Online shopping offers many perks. No. 1: Not leaving the comfort of your own home. An unexpected side effect, however, is the rise of return rates.
More than a fifth of online purchases of non-food items are returned in the UK, and serial returners — individuals with a habit of frequently returning unwanted or unused items — sent back £6.6 billion in products in 2024, according to an article in The Guardian.
But unlike brick-and-mortar locations that can efficiently handle returns, it’s easier and often more profitable for many online retailers to instead route brand-new, unused items straight to landfills.
In linear economies, materials and goods are taken, used, and disposed without much attention to the negative environmental and social affects. But some clothing retail companies are trying to break the cycle of returns through the lens of circular business models (CBMs), where the focus is to achieve a balance between the economy and the environment.
Clothing retailers need a rubric to assess their current practices, measure the environmental impact of sustainable business practices, and identify further opportunities to increase sustainability.
Assessment tool to achieve sustainable practices
Reimagining online returns is just one area of retail sustainability, but it helped motivate a team from the University of Surrey to conduct research funded by the Chartered Institute of Management Accountants General Charitable Trust, which explored and evaluated CBM’s within the clothing retail industry. The findings are published in the report ‘The Circularity Radar: A Framework for the Circular Economy in Retailing and Manufacturing’.
The goal of the research was to analyse the current state of circular business models and practices in the clothing retail industry and provide a framework for organisations to gain a strategic overview of their practices and chart path forward.
Organisations with circular business models prioritise recycling, reusing, sustainable materials, overall product design, and renewable energy. Researchers identified seven interconnected mechanisms that can create circularity in the retail clothing industry and form the Circularity Framework: strategic organisational positioning, product stewardship, R-strategies (like recycle, repair, refurbish, rethink), social aspects, sustainable materials, sustainable operations, and eco-design.
From these seven mechanisms, researchers created an assessment tool, the Circularity Radar, allowing business leaders to analyse their current practices and identify growth opportunities for sustainability. This quantitative tool can measure, monitor, and communicate an organisation’s sustainability practices and provide instruction when composing their business case for sustainability.
Environmental transparency can be low among fashion retailers, and many are failing to deliver on their sustainability promises, according to the research. The Circularity Framework and Radar provide the foundation to create a circular business model and achieve sustainable business operations.
Whilst there is some overlap with some sustainability reporting standards, the Circularity Framework and Radar are specifically created for the retail and related manufacturing industries and provide more active guidance in conducting strategic self-assessments.
Focus points for a path forward
Adopting a new business model isn’t as simple as flicking a switch — there are external factors that affect the seven mechanisms of circularity. These can include governmental policies, laws and regulations, taxes, customer perspectives, shareholder influence, and more. And the complexities and logistics of transitioning to a circular business model can also be a barrier to implementation.

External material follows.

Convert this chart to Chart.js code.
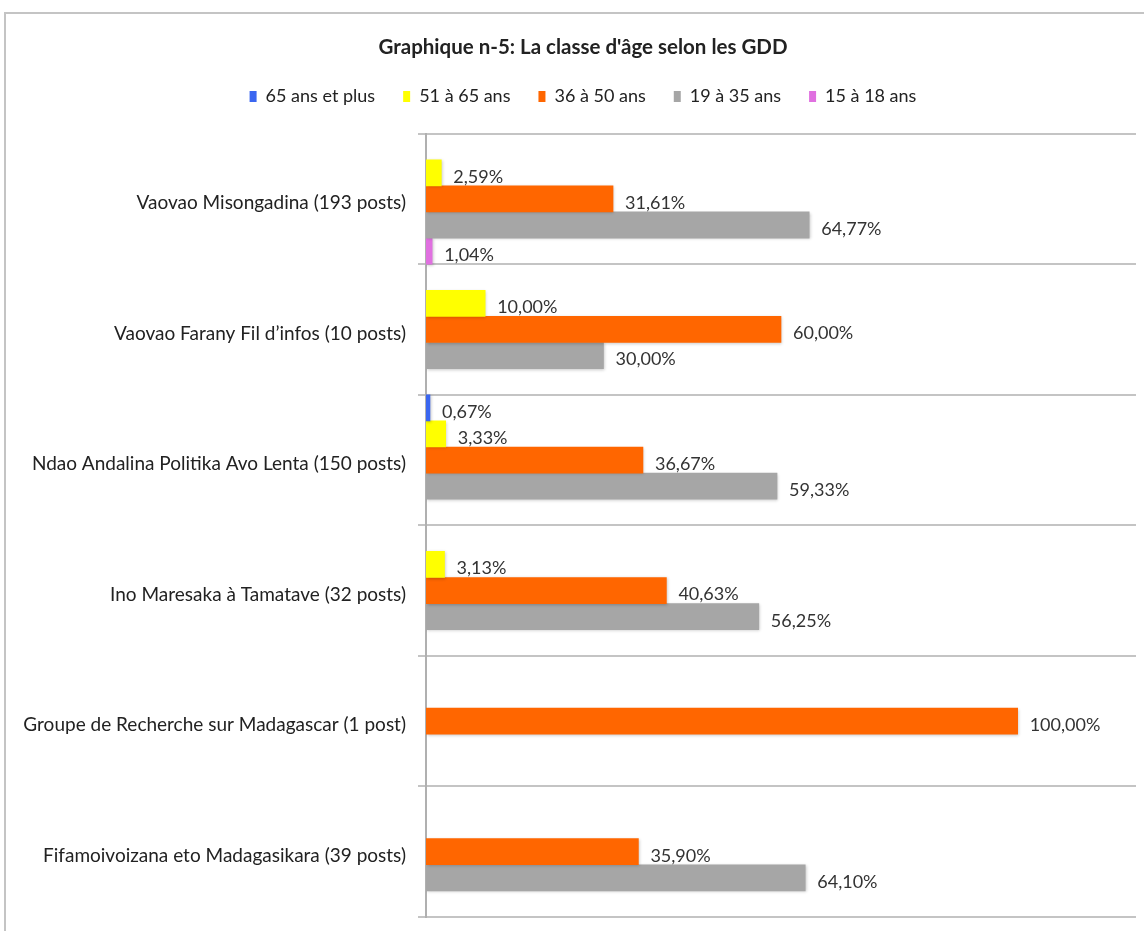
<!DOCTYPE html>
<html>
<head>
<meta charset="utf-8">
<script src="https://cdn.jsdelivr.net/npm/chart.js@4.4.1/dist/chart.umd.min.js"></script>
<style>
  html, body { margin: 0; padding: 0; background: #fff; overflow: hidden; }
  #wrap { position: relative; width: 1144px; height: 931px; overflow: hidden; }
  #frame { position: absolute; left: 4px; top: 12px; width: 1200px; height: 1000px;
           border-top: 2px solid #c4c4c4; border-left: 2px solid #c4c4c4; pointer-events: none; }
  canvas { position: absolute; left: 0; top: 0; }
</style>
</head>
<body>
<div id="wrap">
  <canvas id="c" width="1166" height="931"></canvas>
  <div id="frame"></div>
</div>
<script>
const categories = [
  "Vaovao Misongadina (193 posts)",
  "Vaovao Farany Fil d\u2019infos (10 posts)",
  "Ndao Andalina Politika Avo Lenta (150 posts)",
  "Ino Maresaka \u00e0 Tamatave (32 posts)",
  "Groupe de Recherche sur Madagascar (1 post)",
  "Fifamoivoizana eto Madagasikara (39 posts)"
];
const seriesNames = ["65 ans et plus", "51 \u00e0 65 ans", "36 \u00e0 50 ans", "19 \u00e0 35 ans", "15 \u00e0 18 ans"];
const ans65plus = [null, null, 0.67, null, null, null];
const ans51_65  = [2.59, 10.00, 3.33, 3.13, null, null];
const ans36_50  = [31.61, 60.00, 36.67, 40.63, 100.00, 35.90];
const ans19_35  = [64.77, 30.00, 59.33, 56.25, null, 64.10];
const ans15_18  = [1.04, null, null, null, null, null];
const seriesColors = ["#3a66f0", "#ffff00", "#ff6600", "#a6a6a6", "#e070e0"];

const FONT = "Lato, 'Open Sans', sans-serif";

const valueLabels = {
  id: 'valueLabels',
  afterDatasetsDraw(chart) {
    const ctx = chart.ctx;
    ctx.save();
    ctx.font = "18px " + FONT;
    ctx.fillStyle = "#333333";
    ctx.textAlign = "left";
    ctx.textBaseline = "middle";
    chart.data.datasets.forEach((ds, di) => {
      const meta = chart.getDatasetMeta(di);
      meta.data.forEach((el, i) => {
        const v = ds.data[i];
        if (v === null || v === undefined) return;
        const txt = v.toFixed(2).replace('.', ',') + '%';
        ctx.fillText(txt, el.x + 12, el.y + 4);
      });
    });
    ctx.restore();
  }
};

const barShadow = {
  id: 'barShadow',
  beforeDatasetsDraw(chart) {
    const ctx = chart.ctx;
    ctx.save();
    ctx.shadowColor = "rgba(0,0,0,0.22)";
    ctx.shadowBlur = 3;
    ctx.shadowOffsetX = 1;
    ctx.shadowOffsetY = 1;
  },
  afterDatasetsDraw(chart) {
    chart.ctx.restore();
  }
};

const seriesData = [ans65plus, ans51_65, ans36_50, ans19_35, ans15_18];

new Chart(document.getElementById('c'), {
  type: 'bar',
  data: {
    labels: categories,
    datasets: seriesData.map((d, i) => ({
      label: seriesNames[i],
      data: d,
      xAxisID: 'x',
      yAxisID: 'y',
      backgroundColor: seriesColors[i],
      borderWidth: 0,
      categoryPercentage: 1.0,
      barPercentage: 1.0
    }))
  },
  options: {
    indexAxis: 'y',
    responsive: false,
    animation: false,
    devicePixelRatio: 1,
    layout: { padding: { left: 0, right: 0, top: 35, bottom: 14 } },
    plugins: {
      title: {
        display: true,
        text: "Graphique n-5: La classe d'\u00e2ge selon les GDD",
        color: "#222",
        font: { family: FONT, size: 20.5, weight: 'bold' },
        padding: { top: 0, bottom: 0 }
      },
      legend: {
        display: true,
        position: 'top',
        labels: {
          color: "#222",
          font: { family: FONT, size: 18 },
          boxWidth: 7,
          boxHeight: 11,
          padding: 28
        }
      },
      tooltip: { enabled: false }
    },
    scales: {
      x: {
        type: 'linear',
        display: true,
        position: 'top',
        min: 0,
        max: 120,
        afterFit(scale) { scale.height = 18; },
        ticks: { display: false },
        grid: { display: false },
        border: { display: false }
      },
      y: {
        type: 'category',
        afterFit(scale) { scale.width = 426; scale.paddingTop = 0; scale.paddingBottom = 0; },
        grid: {
          offset: true,
          color: "#c4c4c4",
          lineWidth: 2,
          tickLength: 8,
          drawOnChartArea: true
        },
        border: { display: true, color: "#b0b0b0", width: 2 },
        ticks: {
          color: "#222",
          font: { family: FONT, size: 19 },
          padding: 12,
          labelOffset: 4
        }
      },
      yRightSpace: {
        type: 'linear',
        axis: 'y',
        position: 'right',
        display: true,
        afterFit(scale) { scale.width = 30; scale.paddingTop = 0; scale.paddingBottom = 0; },
        ticks: { display: false },
        grid: { display: false },
        border: { display: false }
      }
    }
  },
  plugins: [barShadow, valueLabels]
});
</script>
</body>
</html>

A multidimensional approach, as the one laid out in the Circularity Framework, accounts for these factors and emphasises collaboration, transparency, and innovation.
Achieving circularity in the retails and manufacturing industries and sustaining it requires a fundamental shift in how things are done but can lead to more efficient solutions that consume less resources. As more consumers favour sustainable businesses and organisations, striving towards a circular business model can lead to competitive advantages.
There are many paths towards circularity, and ‘The Circularity Radar: A Framework for the Circular Economy in Retailing and Manufacturing’ can help your organisation assess current initiatives and identify focus points.